WHAT HAVE YOU DONE TO SOLANGE? director Massimo Dallamano's THE NIGHT CHILD is often lumped in with the string of Italian EXORCIST knockoffs, but it's more like a DON'T LOOK NOW ripoff with subtle EXORCIST elements.  That didn't stop Edward L. Montoro and Film Ventures International from selling it as such for its 1976 US release, where they really played up the success of BEYOND THE DOOR ("Beyond the door of madness..."), emphasizing the presence of that film's star Richard Johnson and even using very similar font in the one-sheet design.  In fact, THE NIGHT CHILD is rather low-key and surprisingly restrained as far as these things go--it's almost more of an art film than an outright horror film--and with no child turning monstrous and no levitation or any of the standard possession histrionics on display, it had to thoroughly bore grindhouse audiences expecting another barf-happy, "Let Jesus fuck you!" EXORCIST clone.  Widower BBC documentary filmmaker Michael Williams (Richard Johnson) gets into all sorts of devilish trouble when he decides to take his daughter Emily (FLESH FOR FRANKENSTEIN and DEEP RED's Nicoletta Elmi, the marvelously expressive, red-haired child actress who had the Creepy Kid market cornered in '70s Italian horror) and her nanny Jill (Ida Galli) to Italy with him for his latest project, a documentary entitled "Diabolical Art."  His focus is a mysterious painting depicting a young girl who died 200 years earlier, and it has a profound effect on Emily, who also wears an allegedly cursed medallion that once belonged to her late mother.  A local psychic (ZORBA THE GREEK Oscar-winner Lila Kedrova), senses that Emily is the reincarnation of Emilia, the girl's whose death is depicted in the painting, and that Michael's wife was killed by a hateful supernatural force with a connection to the medallion.
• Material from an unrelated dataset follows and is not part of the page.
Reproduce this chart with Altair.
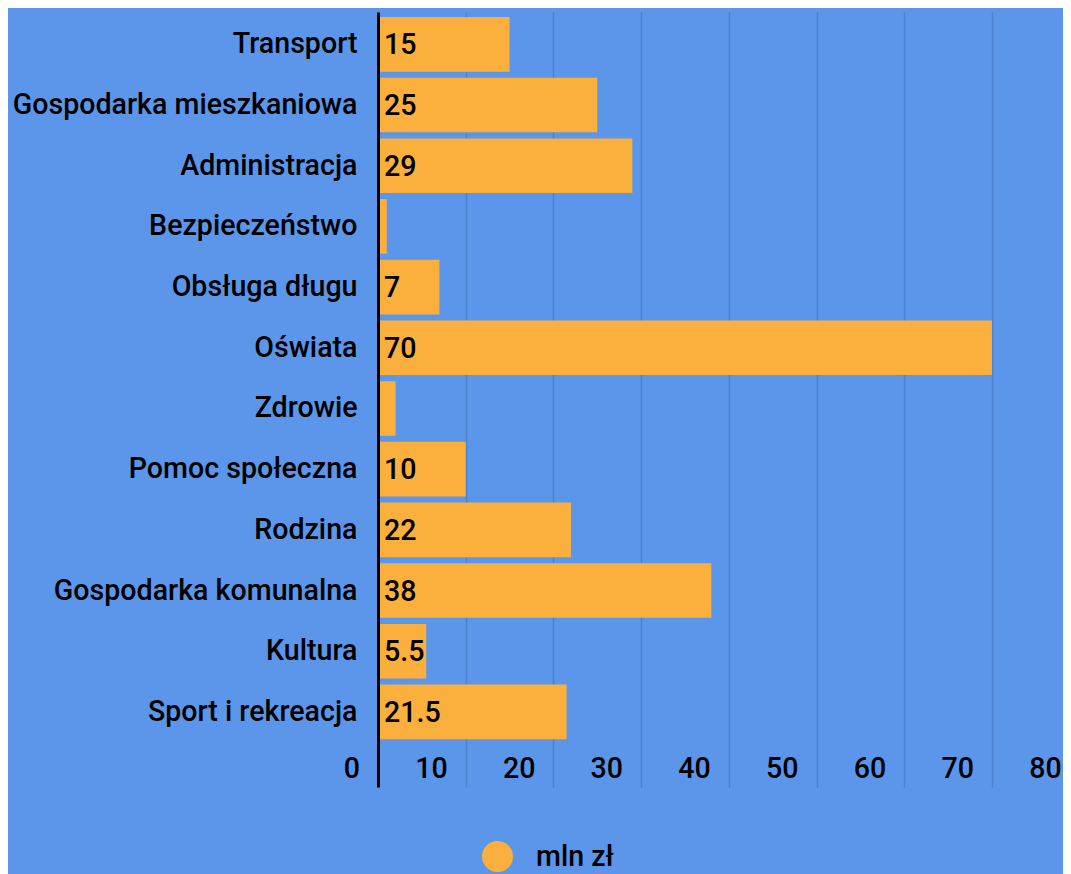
import altair as alt
import pandas as pd

categories = ["Transport", "Gospodarka mieszkaniowa", "Administracja", "Bezpieczeństwo",
              "Obsługa długu", "Oświata", "Zdrowie", "Pomoc społeczna", "Rodzina",
              "Gospodarka komunalna", "Kultura", "Sport i rekreacja"]
values = [15, 25, 29, 1, 7, 70, 2, 10, 22, 38, 5.5, 21.5]
value_labels = ["15", "25", "29", "", "7", "70", "", "10", "22", "38", "5.5", "21.5"]
x_ticks = [0, 10, 20, 30, 40, 50, 60, 70, 80]
series_name = "mln zł"

BG = "#5C96EA"
BAR = "#FBB03D"
GRID = "#4C81CF"
FONT = "Roboto"
FS = 28.6

df = pd.DataFrame({"kategoria": categories, "wartosc": values,
                   "etykieta": value_labels, "seria": series_name})
ticks_df = pd.DataFrame({"tick": x_ticks, "tick_label": [str(t) for t in x_ticks]})

x_scale = alt.Scale(domain=[0, 78.1], nice=False, zero=True)

x_enc = alt.X("wartosc:Q", scale=x_scale,
              axis=alt.Axis(values=x_ticks, title=None, grid=True, gridColor=GRID,
                            gridWidth=1.5, ticks=False, labels=False, domain=False))
y_enc = alt.Y("kategoria:N", sort=categories,
              scale=alt.Scale(paddingInner=0.1, paddingOuter=0.435, align=0.095),
              axis=alt.Axis(title=None, ticks=False, domain=True, domainColor="#000000",
                            domainWidth=3, labelPadding=21, labelFont=FONT,
                            labelFontSize=FS, labelFontWeight=500, labelColor="#000000",
                            labelLimit=400, zindex=1))

bars = alt.Chart(df).mark_bar().encode(
    x=x_enc,
    y=y_enc,
    color=alt.Color("seria:N", scale=alt.Scale(range=[BAR]),
                    legend=alt.Legend(title=None, orient="none", legendX=104, legendY=829,
                                      symbolType="circle", symbolSize=960,
                                      symbolStrokeWidth=0, symbolOpacity=1,
                                      labelFont=FONT, labelFontSize=FS,
                                      labelFontWeight=500, labelColor="#000000",
                                      labelOffset=23, padding=0)),
)

texts = alt.Chart(df).mark_text(align="left", baseline="middle", dx=6, dy=1,
                                font=FONT, fontSize=FS, fontWeight=500,
                                color="#000000").encode(
    x=alt.X("zero:Q", scale=x_scale),
    y=alt.Y("kategoria:N", sort=categories),
    text="etykieta:N",
).transform_calculate(zero="0")

tick_labels = alt.Chart(ticks_df).mark_text(align="right", baseline="alphabetic", dx=-18,
                                            font=FONT, fontSize=FS, fontWeight=500,
                                            color="#000000").encode(
    x=alt.X("tick:Q", scale=x_scale),
    y=alt.value(766),
    text="tick_label:N",
)

chart = alt.layer(bars, texts, tick_labels).properties(
    width=685, height=775,
    background=BG,
    autosize=alt.AutoSizeParams(type="none"),
    padding={"left": 370, "top": 4, "right": 0, "bottom": 100},
).configure_view(stroke=None)

chart.save("out.html", embed_options={"renderer": "svg", "actions": False})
Also complicating matters is Michael's romance with his production manager Joanna, played by Joanna Cassidy, pulling some surprise Eurotrash duty, taking this gig after she was fired from THE STEPFORD WIVES and replaced by Paula Prentiss.  Like Ippolita's fixation on Massimo, Emily is overly possessive of her father, in ways that a doctor (Edmund Purdom, with about a minute and a half of screen time) says "has all the elements of a neurosis." Like Ippolita's rage at Gretel, Emily wants nothing to do with Joanna, but THE NIGHT CHILD adds some unrequited love with the unspoken feelings Jill has for Michael.  While Johnson's O-face as Cassidy disappears out of frame to go down on him is arguably as disturbing as anything in THE ANTICHRIST, you can see some similar themes developing between it and THE NIGHT CHILD: widower father, jealous daughter, reawakening of a vengeful spirit from centuries past, and useless doctors unable to do anything helpful.  Both films take place in lush palazzos (though THE NIGHT CHILD makes greater use of some natural lighting in Franco Delli Colli's cinematography), both films feature characters dying in falls against amateurishly-integrated rearscreen matte work, and both films climax with the possessed females being chased out of their residence and through the streets by their desperate fathers.  It's interesting that THE ANTICHRIST ends on an uplifting note thanks to divine intervention, the acceptance of God, and letting the pillars of society off the hook while things take a more agnostic turn in THE NIGHT CHILD, which doesn't feature an exorcism or even a priest, and its conclusion is downbeat, depressing, and godless.  You can fuck your brother, try to kill your father, regurgitate some devil-cum, and enthusiastically toss a goat's salad in THE ANTICHRIST, but all is forgiven if you just believe and accept. There is no such salvation for the doomed protagonists of THE NIGHT CHILD.